The good news, according to researchers presenting findings here last week, is that after waning for years, civic participation among young people appears to be on the rise.
The bad news is that students who are members of racial or ethnic minorities, who live in poor neighborhoods, or who are tracked into low-achieving classes get fewer opportunities to exercise their civic muscles than their better-off peers.
The mixed findings comes from research presented April 15 during the annual meeting of the American Educational Research Association, a Washington-based group with 25,000 members.
The scholars said studies have documented a steady rise this decade in the percentages of young people who vote in primaries and general elections.
The percentage of 18- to 29-year-olds who voted in national elections, for example, rose from 37 percent in 1996 to 52 percent in 2008, according to Joseph E. Kahne, an education professor at Mills College, in Oakland, Calif.
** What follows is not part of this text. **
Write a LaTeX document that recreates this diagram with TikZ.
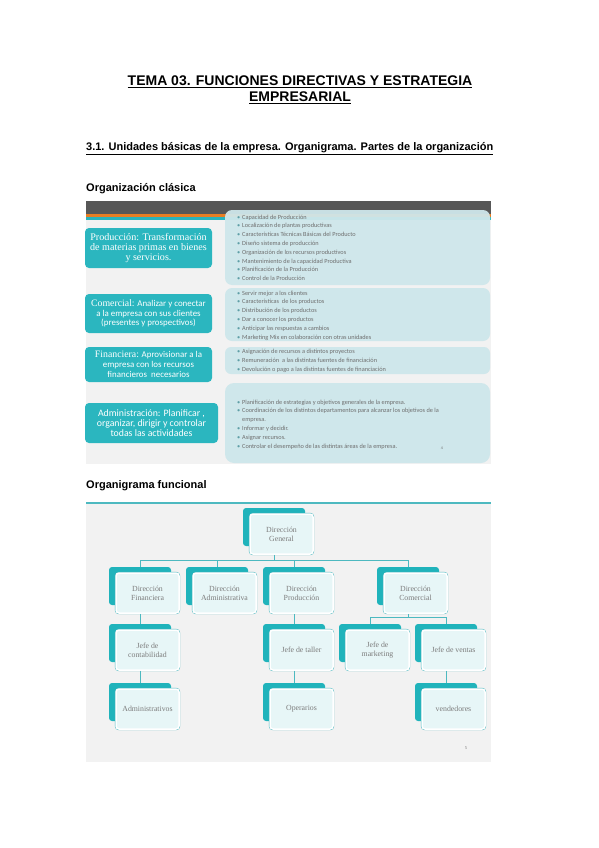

And, in some states, such as Georgia and Iowa, the youth vote in presidential primaries tripled over the same period.
Statistics also show that a majority of young people report having spent some time volunteering while in high school—and doing so at much higher rates than their parents ever did.
“And the number-one predictor of volunteering for students is whether anybody ever asks them,” Mr. Kahne added.
Still, many disadvantaged and low-achieving students never get “asked” to take part in volunteer or civic-learning opportunities in their schools, according to Mr. Kahne’s research, as well as some other studies.
Life Imitates School
That’s important to know, he said, because students are more likely to be active in civic and political life after they leave school if they take part during their school years in civic education activities. Those experiences include service-learning opportunities, debates, classroom simulations of civic processes such as mock trials and elections, volunteer activities, and classroom discussions of current events.
“Classroom-based activities have a statistically significant impact on students’ civic and political involvement and their intent to vote,” Mr. Kahne said. “What you do in school is strongly related to what you do in life.”
Mr. Kahne and his research partner, Ellen E. Middaugh of the University of California, Berkeley, base their findings on an ongoing study of more than 2,500 former high school students from 19 California school districts.
The researchers periodically surveyed the students between 2005, when the young people were juniors and seniors, and late 2008, following the November presidential election.
While the results are preliminary, they point to an “opportunity gap” that translates later on to gaps in young people’s rates of involvement in civic and political life.
For example, 80 percent of the students in Advanced Placement government classes said they had taken part in simulations of civic processes—an activity that has been linked to later civic participation—compared with only 51 percent of the students in lower-track government classes.
Peter Levine, a research scholar at the University of Maryland College Park’s Institute for Philosophy and Public Policy, said his review of the research points to some of the same trends in unequal rates of political participation among young people and adults.
Young people and adults with some college education, for example, are far more likely to be politically active than those with no college education.
Mr. Levine said one reason that higher percentages of young people voted or volunteered in the most recent national election was that they were directly contacted by President Barack Obama’s campaign.
Many of those contacts came through the campaign’s use of Web sites and social media to solicit young people’s support, other scholars at the meeting noted.
“The lesson is that asking young people ... to contribute in a positive way can be an effective way to get them involved,” Mr. Levine said.